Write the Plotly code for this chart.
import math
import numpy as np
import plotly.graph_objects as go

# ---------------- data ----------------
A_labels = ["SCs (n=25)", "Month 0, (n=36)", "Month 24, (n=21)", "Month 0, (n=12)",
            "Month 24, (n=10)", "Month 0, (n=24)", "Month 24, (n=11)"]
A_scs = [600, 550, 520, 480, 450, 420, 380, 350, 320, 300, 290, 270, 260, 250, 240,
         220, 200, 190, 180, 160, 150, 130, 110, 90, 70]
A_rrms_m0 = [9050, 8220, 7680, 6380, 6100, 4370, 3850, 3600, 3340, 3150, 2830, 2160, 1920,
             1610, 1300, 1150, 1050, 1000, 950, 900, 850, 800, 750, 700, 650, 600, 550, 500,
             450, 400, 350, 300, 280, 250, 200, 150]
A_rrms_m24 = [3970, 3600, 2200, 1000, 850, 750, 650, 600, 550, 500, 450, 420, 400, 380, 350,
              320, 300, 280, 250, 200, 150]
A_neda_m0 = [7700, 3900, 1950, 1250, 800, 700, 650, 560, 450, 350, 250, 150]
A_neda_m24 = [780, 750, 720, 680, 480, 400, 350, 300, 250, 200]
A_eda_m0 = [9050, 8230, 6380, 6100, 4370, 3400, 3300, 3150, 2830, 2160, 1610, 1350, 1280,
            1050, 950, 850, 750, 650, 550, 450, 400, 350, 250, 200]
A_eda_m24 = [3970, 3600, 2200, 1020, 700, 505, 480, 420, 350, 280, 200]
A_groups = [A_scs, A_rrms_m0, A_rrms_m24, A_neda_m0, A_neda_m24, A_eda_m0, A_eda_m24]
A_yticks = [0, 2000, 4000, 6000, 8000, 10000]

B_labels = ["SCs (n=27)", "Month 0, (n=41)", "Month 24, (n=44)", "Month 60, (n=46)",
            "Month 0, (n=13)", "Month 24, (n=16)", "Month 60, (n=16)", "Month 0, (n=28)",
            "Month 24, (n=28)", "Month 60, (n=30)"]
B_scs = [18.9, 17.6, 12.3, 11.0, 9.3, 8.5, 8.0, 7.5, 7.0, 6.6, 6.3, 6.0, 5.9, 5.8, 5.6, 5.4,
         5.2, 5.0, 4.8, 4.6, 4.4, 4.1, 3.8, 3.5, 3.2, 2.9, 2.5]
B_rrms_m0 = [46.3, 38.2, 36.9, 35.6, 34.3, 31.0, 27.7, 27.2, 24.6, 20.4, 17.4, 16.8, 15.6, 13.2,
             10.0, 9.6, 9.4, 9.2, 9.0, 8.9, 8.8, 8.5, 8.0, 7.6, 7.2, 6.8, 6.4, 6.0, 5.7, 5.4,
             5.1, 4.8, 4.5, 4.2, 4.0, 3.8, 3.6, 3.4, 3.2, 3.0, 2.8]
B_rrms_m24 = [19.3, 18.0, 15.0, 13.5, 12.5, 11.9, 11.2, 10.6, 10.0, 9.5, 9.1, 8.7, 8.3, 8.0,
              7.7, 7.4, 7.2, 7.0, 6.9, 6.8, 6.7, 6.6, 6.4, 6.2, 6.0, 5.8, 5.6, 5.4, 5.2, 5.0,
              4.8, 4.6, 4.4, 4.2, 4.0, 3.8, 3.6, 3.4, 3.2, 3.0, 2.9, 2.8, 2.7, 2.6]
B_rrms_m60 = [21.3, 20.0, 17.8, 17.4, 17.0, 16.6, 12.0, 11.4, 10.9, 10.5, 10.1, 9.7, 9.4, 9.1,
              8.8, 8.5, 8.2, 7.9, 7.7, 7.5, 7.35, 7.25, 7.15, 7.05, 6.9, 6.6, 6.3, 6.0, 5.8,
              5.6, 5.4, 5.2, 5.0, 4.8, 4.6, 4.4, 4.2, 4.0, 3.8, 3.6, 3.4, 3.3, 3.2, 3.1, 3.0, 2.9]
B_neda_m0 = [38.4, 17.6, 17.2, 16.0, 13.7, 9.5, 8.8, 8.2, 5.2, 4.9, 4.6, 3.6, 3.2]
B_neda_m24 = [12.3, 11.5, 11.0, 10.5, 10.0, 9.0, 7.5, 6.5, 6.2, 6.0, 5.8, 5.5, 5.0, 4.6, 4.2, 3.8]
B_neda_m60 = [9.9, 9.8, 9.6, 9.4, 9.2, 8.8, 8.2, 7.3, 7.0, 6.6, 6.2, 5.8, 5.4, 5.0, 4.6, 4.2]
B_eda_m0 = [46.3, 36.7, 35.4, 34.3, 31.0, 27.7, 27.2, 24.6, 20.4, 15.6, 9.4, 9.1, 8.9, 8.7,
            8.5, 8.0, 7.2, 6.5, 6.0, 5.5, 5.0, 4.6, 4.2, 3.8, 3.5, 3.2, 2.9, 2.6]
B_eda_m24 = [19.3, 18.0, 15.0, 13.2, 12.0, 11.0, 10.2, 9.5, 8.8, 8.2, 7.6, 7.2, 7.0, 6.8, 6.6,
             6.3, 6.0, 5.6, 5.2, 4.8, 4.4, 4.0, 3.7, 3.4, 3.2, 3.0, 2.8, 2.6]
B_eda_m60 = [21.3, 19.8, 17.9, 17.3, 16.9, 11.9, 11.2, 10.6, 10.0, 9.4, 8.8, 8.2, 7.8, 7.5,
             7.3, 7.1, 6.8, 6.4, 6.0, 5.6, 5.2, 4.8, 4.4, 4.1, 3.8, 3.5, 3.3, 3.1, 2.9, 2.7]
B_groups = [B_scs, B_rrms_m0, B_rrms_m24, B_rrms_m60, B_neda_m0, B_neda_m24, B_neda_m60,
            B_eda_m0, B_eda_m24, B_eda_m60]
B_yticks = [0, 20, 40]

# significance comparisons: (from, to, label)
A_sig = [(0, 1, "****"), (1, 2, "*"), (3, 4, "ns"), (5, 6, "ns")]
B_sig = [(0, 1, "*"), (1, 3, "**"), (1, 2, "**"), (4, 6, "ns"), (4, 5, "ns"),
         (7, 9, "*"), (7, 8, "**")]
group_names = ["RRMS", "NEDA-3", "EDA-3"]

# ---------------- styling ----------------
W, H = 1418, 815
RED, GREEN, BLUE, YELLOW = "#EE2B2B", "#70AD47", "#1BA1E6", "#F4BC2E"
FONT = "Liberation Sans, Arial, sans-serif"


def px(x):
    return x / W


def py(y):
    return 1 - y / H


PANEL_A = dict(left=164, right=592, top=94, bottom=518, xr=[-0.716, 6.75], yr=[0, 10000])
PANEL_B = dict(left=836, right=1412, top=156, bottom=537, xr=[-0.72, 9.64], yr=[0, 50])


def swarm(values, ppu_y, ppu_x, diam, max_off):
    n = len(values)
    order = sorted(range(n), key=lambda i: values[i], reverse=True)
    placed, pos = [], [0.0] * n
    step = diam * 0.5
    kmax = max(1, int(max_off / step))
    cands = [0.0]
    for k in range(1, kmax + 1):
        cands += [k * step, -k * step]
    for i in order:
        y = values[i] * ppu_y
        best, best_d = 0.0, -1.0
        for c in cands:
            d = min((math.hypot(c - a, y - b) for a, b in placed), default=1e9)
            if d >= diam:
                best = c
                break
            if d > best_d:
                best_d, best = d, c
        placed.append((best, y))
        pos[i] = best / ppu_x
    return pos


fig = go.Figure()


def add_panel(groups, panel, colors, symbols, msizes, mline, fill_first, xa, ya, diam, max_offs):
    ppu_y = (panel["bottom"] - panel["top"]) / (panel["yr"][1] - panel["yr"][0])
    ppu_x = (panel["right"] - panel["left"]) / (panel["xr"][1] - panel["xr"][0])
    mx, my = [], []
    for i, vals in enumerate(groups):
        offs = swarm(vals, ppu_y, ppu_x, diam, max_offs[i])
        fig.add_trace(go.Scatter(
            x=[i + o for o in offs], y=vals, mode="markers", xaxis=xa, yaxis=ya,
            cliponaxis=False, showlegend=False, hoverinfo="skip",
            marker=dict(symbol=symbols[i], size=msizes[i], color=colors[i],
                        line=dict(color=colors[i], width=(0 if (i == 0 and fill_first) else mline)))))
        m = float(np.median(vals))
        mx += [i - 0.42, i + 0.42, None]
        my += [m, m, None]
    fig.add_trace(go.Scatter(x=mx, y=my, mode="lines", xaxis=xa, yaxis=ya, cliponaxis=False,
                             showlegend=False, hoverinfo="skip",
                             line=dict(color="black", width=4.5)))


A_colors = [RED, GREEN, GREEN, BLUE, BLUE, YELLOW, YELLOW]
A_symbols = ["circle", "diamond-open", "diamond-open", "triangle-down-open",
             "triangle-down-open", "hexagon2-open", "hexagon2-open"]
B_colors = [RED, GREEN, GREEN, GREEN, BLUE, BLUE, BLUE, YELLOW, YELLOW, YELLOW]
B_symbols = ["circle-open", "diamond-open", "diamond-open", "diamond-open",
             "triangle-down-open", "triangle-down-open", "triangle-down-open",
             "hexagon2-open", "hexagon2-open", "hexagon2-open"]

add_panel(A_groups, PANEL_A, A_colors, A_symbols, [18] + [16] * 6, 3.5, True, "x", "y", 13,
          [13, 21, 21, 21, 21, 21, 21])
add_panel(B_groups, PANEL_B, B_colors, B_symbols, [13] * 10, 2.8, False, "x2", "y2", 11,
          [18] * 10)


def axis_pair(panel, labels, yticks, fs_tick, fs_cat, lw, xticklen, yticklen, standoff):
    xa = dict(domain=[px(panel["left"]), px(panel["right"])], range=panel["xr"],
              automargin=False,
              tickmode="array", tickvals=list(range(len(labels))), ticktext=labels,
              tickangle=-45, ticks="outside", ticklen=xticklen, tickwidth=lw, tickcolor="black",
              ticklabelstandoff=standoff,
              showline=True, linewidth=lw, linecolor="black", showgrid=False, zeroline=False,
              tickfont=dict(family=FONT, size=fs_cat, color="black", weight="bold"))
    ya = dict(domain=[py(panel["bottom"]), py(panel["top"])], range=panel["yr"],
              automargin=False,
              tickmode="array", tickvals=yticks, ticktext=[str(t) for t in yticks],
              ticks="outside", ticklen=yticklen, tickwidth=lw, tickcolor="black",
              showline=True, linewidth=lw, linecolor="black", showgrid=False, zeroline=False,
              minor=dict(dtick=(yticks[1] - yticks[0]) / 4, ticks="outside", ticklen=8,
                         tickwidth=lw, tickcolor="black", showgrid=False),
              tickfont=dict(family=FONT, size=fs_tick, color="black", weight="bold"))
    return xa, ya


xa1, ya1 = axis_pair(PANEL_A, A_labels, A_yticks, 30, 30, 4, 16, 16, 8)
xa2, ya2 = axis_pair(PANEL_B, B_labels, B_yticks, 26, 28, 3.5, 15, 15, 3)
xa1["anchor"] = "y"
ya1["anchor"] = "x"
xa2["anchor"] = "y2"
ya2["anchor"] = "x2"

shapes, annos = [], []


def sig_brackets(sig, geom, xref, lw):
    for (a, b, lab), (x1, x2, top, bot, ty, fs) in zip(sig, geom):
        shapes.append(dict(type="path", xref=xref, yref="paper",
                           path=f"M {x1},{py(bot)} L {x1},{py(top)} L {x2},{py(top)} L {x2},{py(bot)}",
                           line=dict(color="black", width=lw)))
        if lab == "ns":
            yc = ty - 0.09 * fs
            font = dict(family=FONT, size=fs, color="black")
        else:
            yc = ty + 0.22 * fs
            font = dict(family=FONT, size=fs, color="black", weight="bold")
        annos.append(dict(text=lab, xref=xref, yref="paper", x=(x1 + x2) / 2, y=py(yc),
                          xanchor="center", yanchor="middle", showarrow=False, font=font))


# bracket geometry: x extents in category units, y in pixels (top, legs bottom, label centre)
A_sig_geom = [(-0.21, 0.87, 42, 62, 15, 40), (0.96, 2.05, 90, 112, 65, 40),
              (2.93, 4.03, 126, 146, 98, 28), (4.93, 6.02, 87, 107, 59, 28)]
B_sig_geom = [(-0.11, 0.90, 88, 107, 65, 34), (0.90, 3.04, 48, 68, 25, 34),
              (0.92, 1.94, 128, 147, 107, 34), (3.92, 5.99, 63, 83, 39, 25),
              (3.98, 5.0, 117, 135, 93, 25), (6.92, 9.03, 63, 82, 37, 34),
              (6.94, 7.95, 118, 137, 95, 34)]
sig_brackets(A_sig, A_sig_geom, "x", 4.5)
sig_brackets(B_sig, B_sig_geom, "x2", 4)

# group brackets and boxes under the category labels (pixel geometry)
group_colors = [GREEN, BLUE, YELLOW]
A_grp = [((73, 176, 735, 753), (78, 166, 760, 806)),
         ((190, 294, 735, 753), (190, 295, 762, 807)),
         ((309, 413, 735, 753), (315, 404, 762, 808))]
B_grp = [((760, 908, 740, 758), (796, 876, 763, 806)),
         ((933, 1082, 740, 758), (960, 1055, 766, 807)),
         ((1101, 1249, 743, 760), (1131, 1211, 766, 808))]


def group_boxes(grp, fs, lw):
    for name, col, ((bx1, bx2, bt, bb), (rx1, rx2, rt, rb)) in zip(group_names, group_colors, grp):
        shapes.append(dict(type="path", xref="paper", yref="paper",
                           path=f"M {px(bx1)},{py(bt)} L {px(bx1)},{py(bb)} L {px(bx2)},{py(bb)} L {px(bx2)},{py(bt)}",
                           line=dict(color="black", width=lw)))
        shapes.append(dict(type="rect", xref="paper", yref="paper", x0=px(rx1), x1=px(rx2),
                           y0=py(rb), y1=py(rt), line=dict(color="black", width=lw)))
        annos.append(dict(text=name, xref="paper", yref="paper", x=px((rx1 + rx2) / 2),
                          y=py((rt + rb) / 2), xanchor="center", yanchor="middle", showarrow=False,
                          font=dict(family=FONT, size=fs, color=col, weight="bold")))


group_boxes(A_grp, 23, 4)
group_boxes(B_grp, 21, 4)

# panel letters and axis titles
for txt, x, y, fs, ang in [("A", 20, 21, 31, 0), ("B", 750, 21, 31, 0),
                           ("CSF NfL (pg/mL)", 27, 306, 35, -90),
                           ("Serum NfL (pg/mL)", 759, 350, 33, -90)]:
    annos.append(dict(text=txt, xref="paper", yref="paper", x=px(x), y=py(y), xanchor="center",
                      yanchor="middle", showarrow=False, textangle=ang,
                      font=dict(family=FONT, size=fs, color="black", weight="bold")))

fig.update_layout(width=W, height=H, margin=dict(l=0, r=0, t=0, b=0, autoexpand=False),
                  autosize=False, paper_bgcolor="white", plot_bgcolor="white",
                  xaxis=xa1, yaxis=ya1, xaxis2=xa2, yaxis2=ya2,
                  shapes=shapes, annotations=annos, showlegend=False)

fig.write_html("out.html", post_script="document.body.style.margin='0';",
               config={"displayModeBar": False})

_ _ _ _ _ _ _

_REQUIREMENT_
Print the material above verbatim, first line through the line containing "import plotly.graph_objects as go", both included.

_EXERCISE SOLUTION_
Write the Plotly code for this chart.
import math
import numpy as np
import plotly.graph_objects as go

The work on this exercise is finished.